**Data lines:**
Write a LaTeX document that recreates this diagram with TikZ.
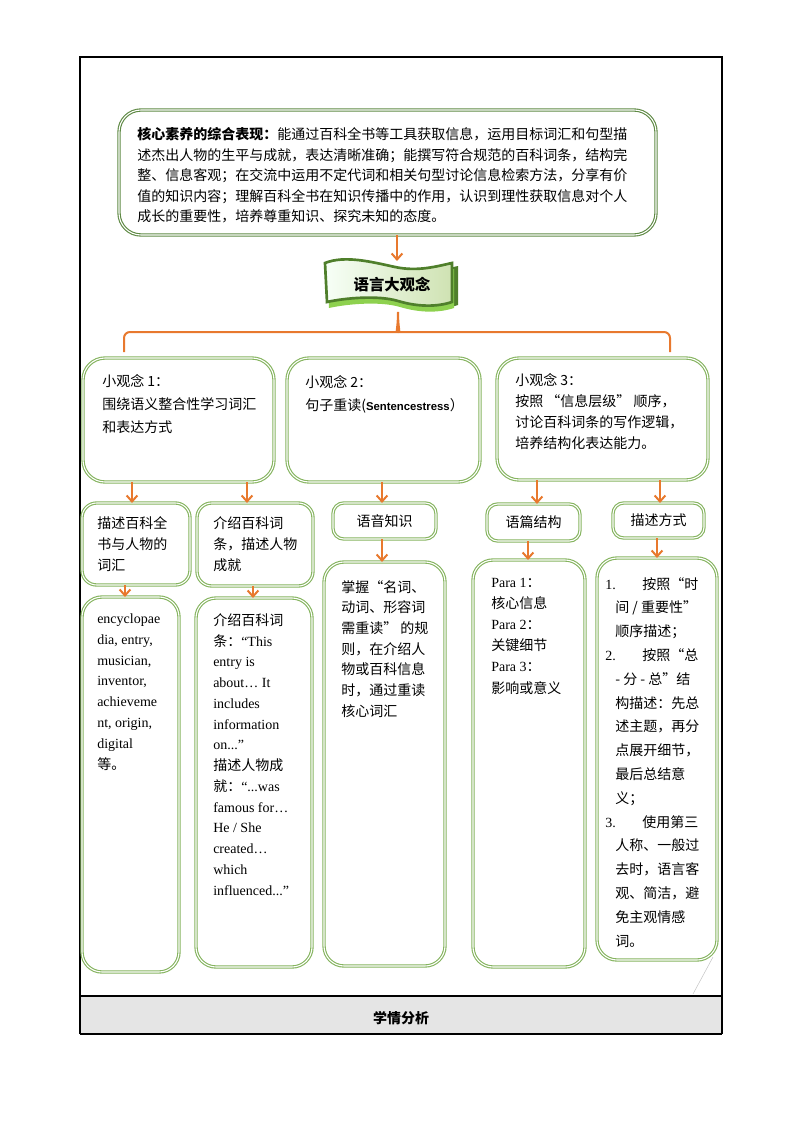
\documentclass[tikz,border=0pt]{standalone}
\usepackage{fontspec}
\setmainfont{Liberation Serif}
\newfontfamily\cjk{Noto Sans CJK SC}
\newfontfamily\cjkfw{Noto Sans CJK SC}[CharacterWidth=Full]
\newfontfamily\sansb{Liberation Sans}
\newcommand\zlq{{\cjkfw “}}
\newcommand\zrq{{\cjkfw ”}}
\usetikzlibrary{arrows.meta,fit}
\definecolor{orng}{HTML}{E8792E}
\definecolor{bgreen}{HTML}{86B460}
\definecolor{dgreen}{HTML}{5F8A45}
\definecolor{bannerdark}{HTML}{4F7F2B}
\definecolor{bannerlight}{HTML}{8ED14F}
\definecolor{bandgray}{HTML}{E5E5E5}
\begin{document}
\begin{tikzpicture}[x=0.75pt,y=-0.75pt,
  gbox/.style={draw=bgreen, double=white, double distance=0.8pt, line width=0.85pt,
               rounded corners=#1, inner sep=0pt, outer sep=0pt},
  gbox/.default=15pt,
  arr/.style={orng, line width=1.5pt, -{Straight Barb[length=4.5pt,width=8pt]}},
  txt/.style={anchor=base west, inner sep=0pt, align=left,
              font=\fontsize{10.5}{#1}\selectfont\cjk},
  txt/.default=15.5pt,
  lbl/.style={inner sep=0pt, font=\fontsize{10.5}{12}\selectfont\cjk},
]
\useasboundingbox (0,0) rectangle (794,1123);

% frame and bottom band
\fill[bandgray] (80,996) rectangle (722,1034);
\draw[black, line width=0.8pt] (80,1034) -- (80,57) -- (722,57) -- (722,1034);
\draw[black, line width=0.8pt] (80,996) -- (722,996);
\draw[black, line width=0.8pt] (80,1034) -- (722,1034);
\node[lbl, font=\fontsize{10.5}{12}\selectfont\cjk\bfseries] (band) at (401,1018) {学情分析};

% top box (text anchors are at the baseline of the LAST line)
\node[gbox=16.5pt, draw=dgreen, fit={(119,110) (656,235)}] (top) {};
\node[txt=15.4pt] (toptxt) at (137,222) {{\bfseries 核心素养的综合表现：}能通过百科全书等工具获取信息，运用目标词汇和句型描\\
述杰出人物的生平与成就，表达清晰准确；能撰写符合规范的百科词条，结构完\\
整、信息客观；在交流中运用不定代词和相关句型讨论信息检索方法，分享有价\\
值的知识内容；理解百科全书在知识传播中的作用，认识到理性获取信息对个人\\
成长的重要性，培养尊重知识、探究未知的态度。};

% banner
\def\bannerpath{(325,263) .. controls (345,255) and (372,262) .. (395,267) .. controls (418,272) and (438,266) .. (452,263) -- (452,302) .. controls (437,307) and (418,307) .. (398,301) .. controls (378,295) and (345,298) .. (327,302) -- cycle}
\fill[bannerdark, shift={(6,3)}] \bannerpath;
\fill[bannerlight, shift={(2,6)}] \bannerpath;
\shadedraw[left color=white!60!green!8, right color=green!25!olive!30, draw=bannerdark, line width=2pt] \bannerpath;
\node[lbl, font=\fontsize{11.5}{13}\selectfont\cjk\bfseries] (banner) at (392,285) {语言大观念};
\coordinate (bannertop) at (397,261);
\coordinate (bannerbot) at (398,312);

\draw[arr] (top.south -| bannertop) -- (bannertop);

% bracket
\draw[orng, line width=1.5pt, rounded corners=4.5pt] (bannerbot) .. controls (398,326) and (396,332) .. (391,332) -- (124,332) -- (124,352);
\draw[orng, line width=1.5pt, rounded corners=4.5pt] (bannerbot) .. controls (398,326) and (400,332) .. (405,332) -- (670,332) -- (670,352);

% row 1
\node[gbox=16.5pt, fit={(83,358) (274,482)}] (b1) {};
\node[gbox=16.5pt, fit={(287,358) (480,482)}] (b2) {};
\node[gbox=16.5pt, fit={(497,358) (708,480)}] (b3) {};
\node[txt=16.9pt] (b1t) at (102,432) {小观念 1：\\围绕语义整合性学习词汇\\和表达方式};
\node[txt=17pt] (b2t) at (305,410) {小观念 2：\\句子重读({\sansb\bfseries\fontsize{8.5}{10}\selectfont Sentencestress}）};
\node[txt=15.75pt] (b3t) at (515,448) {小观念 3：\\按照 \zlq 信息层级\zrq{} 顺序，\\讨论百科词条的写作逻辑，\\培养结构化表达能力。};

% row 2
\node[gbox=11pt, fit={(82,503) (190,585)}] (a2) {};
\node[gbox=11pt, fit={(197,503) (313,586)}] (bb2) {};
\node[gbox=8pt, fit={(333,503) (436,539)}] (c2) {};
\node[gbox=8pt, fit={(487,504) (580,541)}] (d2) {};
\node[gbox=8pt, fit={(613,503) (704,538)}] (e2) {};
\node[lbl] (c2t) at (c2.center) {语音知识};
\node[lbl] (d2t) at (d2.center) {语篇结构};
\node[lbl] (e2t) at (e2.center) {描述方式};
\node[txt=15.4pt] (a2t) at (97,570) {描述百科全\\书与人物的\\词汇};
\node[txt=15.4pt] (bb2t) at (213,570) {介绍百科词\\条，描述人物\\成就};

% row 3
\node[gbox=15pt, fit={(82,597) (179,972)}] (a3) {};
\node[gbox=15pt, fit={(196,598) (312,967)}] (bb3) {};
\node[gbox=15pt, fit={(324,562) (445,966)}] (c3) {};
\node[gbox=15pt, fit={(473,560) (585,967)}] (d3) {};
\node[gbox=15pt, fit={(597,558) (717,960)}] (e3) {};

\node[txt=15.6pt] (a3t) at (97,769) {{\rmfamily encyclopae}\\{\rmfamily dia, entry,}\\{\rmfamily musician,}\\{\rmfamily inventor,}\\{\rmfamily achieveme}\\{\rmfamily nt, origin,}\\{\rmfamily digital}\\等。};
\node[txt=15.55pt] (bb3t) at (213,895) {介绍百科词\\条：{\rmfamily “This}\\{\rmfamily entry is}\\{\rmfamily about… It}\\{\rmfamily includes}\\{\rmfamily information}\\{\rmfamily on...”}\\描述人物成\\就：{\rmfamily “...was}\\{\rmfamily famous for…}\\{\rmfamily He / She}\\{\rmfamily created…}\\{\rmfamily which}\\{\rmfamily influenced...”}};
\node[txt=15.5pt] (c3t) at (341,716) {掌握\zlq 名词、\\动词、形容词\\需重读\zrq{} 的规\\则，在介绍人\\物或百科信息\\时，通过重读\\核心词汇};
\node[txt=15.9pt] (d3t) at (491,693) {{\rmfamily Para 1}：\\核心信息\\{\rmfamily Para 2}：\\关键细节\\{\rmfamily Para 3}：\\影响或意义};
\node[txt=17.85pt] (e3t) at (605,946) {\makebox[27.75pt][l]{\rmfamily 1.}按照\zlq 时\\
\hspace*{7.5pt}间 / 重要性\zrq\\
\hspace*{7.5pt}顺序描述；\\
\makebox[27.75pt][l]{\rmfamily 2.}按照\zlq 总\\
\hspace*{7.5pt}- 分 - 总\zrq 结\\
\hspace*{7.5pt}构描述：先总\\
\hspace*{7.5pt}述主题，再分\\
\hspace*{7.5pt}点展开细节，\\
\hspace*{7.5pt}最后总结意\\
\hspace*{7.5pt}义；\\
\makebox[27.75pt][l]{\rmfamily 3.}使用第三\\
\hspace*{7.5pt}人称、一般过\\
\hspace*{7.5pt}去时，语言客\\
\hspace*{7.5pt}观、简洁，避\\
\hspace*{7.5pt}免主观情感\\
\hspace*{7.5pt}词。};

% arrows
\coordinate (xa2) at (132,0);
\coordinate (xb2) at (247,0);
\coordinate (xc2) at (382,0);
\coordinate (xd2) at (537,0);
\coordinate (xe2) at (660,0);
\coordinate (xa3) at (125,0);
\coordinate (xb3) at (253,0);
\coordinate (xc3) at (382,0);
\coordinate (xd3) at (528,0);
\coordinate (xe3) at (657,0);
\draw[arr] (b1.south -| xa2) -- (a2.north -| xa2);
\draw[arr] (b1.south -| xb2) -- (bb2.north -| xb2);
\draw[arr] (b2.south -| xc2) -- (c2.north -| xc2);
\draw[arr] (b3.south -| xd2) -- (d2.north -| xd2);
\draw[arr] (b3.south -| xe2) -- (e2.north -| xe2);
\draw[arr] (a2.south -| xa3) -- (a3.north -| xa3);
\draw[arr] (bb2.south -| xb3) -- (bb3.north -| xb3);
\draw[arr] (c2.south -| xc3) -- (c3.north -| xc3);
\draw[arr] (d2.south -| xd3) -- (d3.north -| xd3);
\draw[arr] (e2.south -| xe3) -- (e3.north -| xe3);

% faint pointer line
\coordinate (ptr) at (693,994);
\draw[gray!45, line width=0.4pt] (e3.south east) ++(-4,-3) -- (ptr);
\end{tikzpicture}
\end{document}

**Task directions:** Copy nothing but the lines from the first one in the listing through the line with "(0,0) rectangle (794,1123);", and omit the pictures.

**Answer for this exercise:**
Write a LaTeX document that recreates this diagram with TikZ.
\documentclass[tikz,border=0pt]{standalone}
\usepackage{fontspec}
\setmainfont{Liberation Serif}
\newfontfamily\cjk{Noto Sans CJK SC}
\newfontfamily\cjkfw{Noto Sans CJK SC}[CharacterWidth=Full]
\newfontfamily\sansb{Liberation Sans}
\newcommand\zlq{{\cjkfw “}}
\newcommand\zrq{{\cjkfw ”}}
\usetikzlibrary{arrows.meta,fit}
\definecolor{orng}{HTML}{E8792E}
\definecolor{bgreen}{HTML}{86B460}
\definecolor{dgreen}{HTML}{5F8A45}
\definecolor{bannerdark}{HTML}{4F7F2B}
\definecolor{bannerlight}{HTML}{8ED14F}
\definecolor{bandgray}{HTML}{E5E5E5}
\begin{document}
\begin{tikzpicture}[x=0.75pt,y=-0.75pt,
  gbox/.style={draw=bgreen, double=white, double distance=0.8pt, line width=0.85pt,
               rounded corners=#1, inner sep=0pt, outer sep=0pt},
  gbox/.default=15pt,
  arr/.style={orng, line width=1.5pt, -{Straight Barb[length=4.5pt,width=8pt]}},
  txt/.style={anchor=base west, inner sep=0pt, align=left,
              font=\fontsize{10.5}{#1}\selectfont\cjk},
  txt/.default=15.5pt,
  lbl/.style={inner sep=0pt, font=\fontsize{10.5}{12}\selectfont\cjk},
]
\useasboundingbox (0,0) rectangle (794,1123);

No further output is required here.